Here’s the thing: ANY kind of murderous rampage gives us the willies, as it rightly should. But did you know there was a serial killer in Nashville…? A serial killer, by definition, is someone who murders for abnormal self-gratification, with a cooling off period that averages a month between kills. In this case? We’re talking about Paul Dennis Reid, The Nashville Fast Food Killer.
Originally from Texas, Reid was actively killing residents of Clarksville and Nashville from February to April, 1997. He claimed seven lives, viciously, brutally, and without remorse.
Reid ended up in Nashville to pursue a music career. He wasn't successful and he reacted by going on a murderous rampage that stretched for months and targeted low-income, fast food workers.
On February 16th, Reid entered the Captain D's on Lebanon Road in Nashville. He found a young teenage employee and the manager working, and shot them execution style in the restaurant cooler before emptying the cash register.
On the same road, Lebanon, but in Hermitage, Reid made his way to a McDonald's that was only a couple of miles from the Captain D's. He shot three employees to death - again, execution style - and stabbed young José Antonio Ramirez Gonzalez seventeen times when the gun jammed. Gonzalez survived the attack by playing dead and Reid once again made off with the money from the cash register.
The last killing, in Clarksville, is possibly the most brutal.

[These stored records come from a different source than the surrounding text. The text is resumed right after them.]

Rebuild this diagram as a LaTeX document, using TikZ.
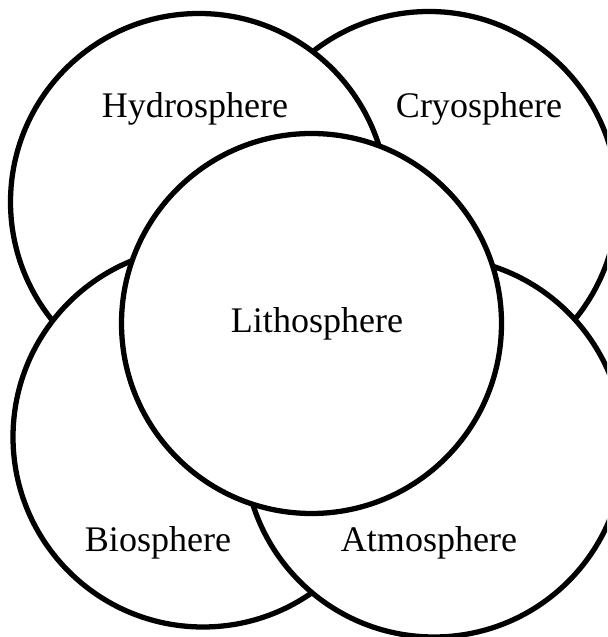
\documentclass[tikz,border=0pt]{standalone}
\usepackage{fontspec}
\setmainfont{Liberation Serif}
\usepackage{tikz}
\usetikzlibrary{positioning}

\begin{document}
\begin{tikzpicture}[
    sphere_circle/.style={circle, draw=black, line width=3pt, fill=white, minimum size=7.54cm, inner sep=0pt},
    sphere_label/.style={font=\fontsize{20.5}{24}\selectfont, anchor=base, inner sep=0pt}
]
\useasboundingbox (0,0) rectangle (12.14,12.74);
\clip (0,0) rectangle (12.14,12.74);
% back to front
\node[sphere_circle] (cryo)  at (8.58,8.74) {};
\node[sphere_circle] (hydro) at (3.98,8.70) {};
\node[sphere_circle, minimum size=7.6cm] (bio)   at (4.06,4.00) {};
\node[sphere_circle, minimum size=7.6cm] (atmos) at (8.68,3.80) {};
\node[sphere_circle, minimum size=7.6cm] (litho) at (6.23,6.27) {};
% labels
\node[sphere_label] (hydro_text) at (3.90,10.38) {Hydrosphere};
\node[sphere_label] (cryo_text)  at (9.58,10.38) {Cryosphere};
\node[sphere_label] (litho_text) at (6.34,6.08)  {Lithosphere};
\node[sphere_label] (bio_text)   at (3.16,1.70)  {Biosphere};
\node[sphere_label] (atmos_text) at (8.58,1.70)  {Atmosphere};
\end{tikzpicture}
\end{document}
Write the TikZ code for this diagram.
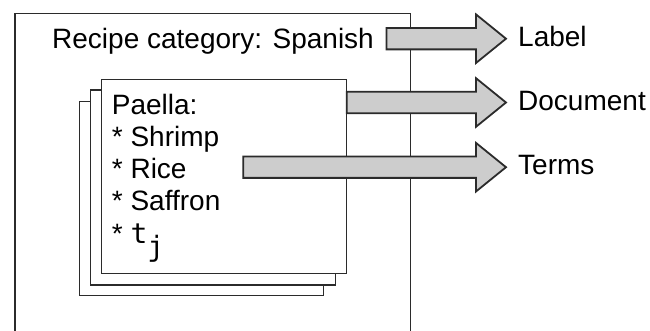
\documentclass[tikz,border=0pt]{standalone}
\usepackage{fontspec}
\setmainfont{Liberation Sans}
\newfontfamily\codefont{DejaVu Sans Mono}
\usetikzlibrary{calc}
\definecolor{inkline}{HTML}{2B2B2B}
\definecolor{arrowfill}{HTML}{CDCDCD}
\tikzset{
  frame/.style={draw=inkline, line width=1.5pt},
  page/.style={draw=inkline, line width=1.5pt, fill=white},
  txt/.style={inner sep=0pt, anchor=base west, font=\fontsize{28}{32}\selectfont, text=black},
  barrow/.style={draw=inkline, line width=1.8pt, fill=arrowfill, line join=miter},
}
% block arrow from a start point (#1) to a tip point (#2)
\newcommand\blockarrow[2]{%
  \draw[barrow] let \p1=(#1), \p2=(#2) in
    (\x1,\y1+10.7pt) -- (\x2-30pt,\y1+10.7pt) -- (\x2-30pt,\y1+24.3pt)
    -- (\x2,\y1) -- (\x2-30pt,\y1-24.3pt) -- (\x2-30pt,\y1-10.7pt)
    -- (\x1,\y1-10.7pt) -- cycle;}
\begin{document}
\begin{tikzpicture}[x=1pt,y=-1pt]
  \useasboundingbox (0,0) rectangle (650,331);
  % collection frame
  \draw[frame] (15,345) -- (15,13.5) -- (410.5,13.5) -- (410.5,345);
  \node[txt] (cat) at (52,48.5) {Recipe category: Spanish};
  % stacked documents
  \draw[page] (79.3,101.7) rectangle (323.3,295.7);
  \draw[page] (90.7,90) rectangle (335.7,285);
  \draw[page] (101.7,79.3) rectangle (346.7,273.3);
  \node[txt] (p1) at (111.7,115) {Paella:};
  \node[txt] (p2) at (111.7,147) {* Shrimp};
  \node[txt] (p3) at (111.7,178.5) {* Rice};
  \node[txt] (p4) at (111.7,210.5) {* Saffron};
  \node[txt] (p5) at (111.7,243.5) {* {\codefont t\raisebox{-13pt}{j}}};
  % outputs
  \node[txt] (lab) at (518,47) {Label};
  \node[txt] (doc) at (518,110.5) {Document};
  \node[txt] (ter) at (518,175) {Terms};
  \coordinate (sL) at (386.5,38.7);
  \coordinate (tL) at (506,38.7);
  \coordinate (sD) at (346.7,102.5);
  \coordinate (tD) at (506,102.5);
  \coordinate (sT) at (243.3,167.2);
  \coordinate (tT) at (506,167.2);
  \blockarrow{sL}{tL}
  \blockarrow{sD}{tD}
  \blockarrow{sT}{tT}
\end{tikzpicture}
\end{document}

He kidnapped two female employees, both under the age of twenty-two, and took them to Dunbar Cave Park. The bodies were found the next day, throats slashed.
Reid was arrested in June, after accosting the manager of a Shoney’s who had fired him for violence during work hours. He had been fired the day before the first murders. Gonzalez, the lone survivor, testified against him in court and Reid was ultimately convicted on seven counts of first-degree murder. He received the death penalty – times seven. One for each life he had taken.
End of the story? Reid died on death row in 2008, from complications from pneumonia.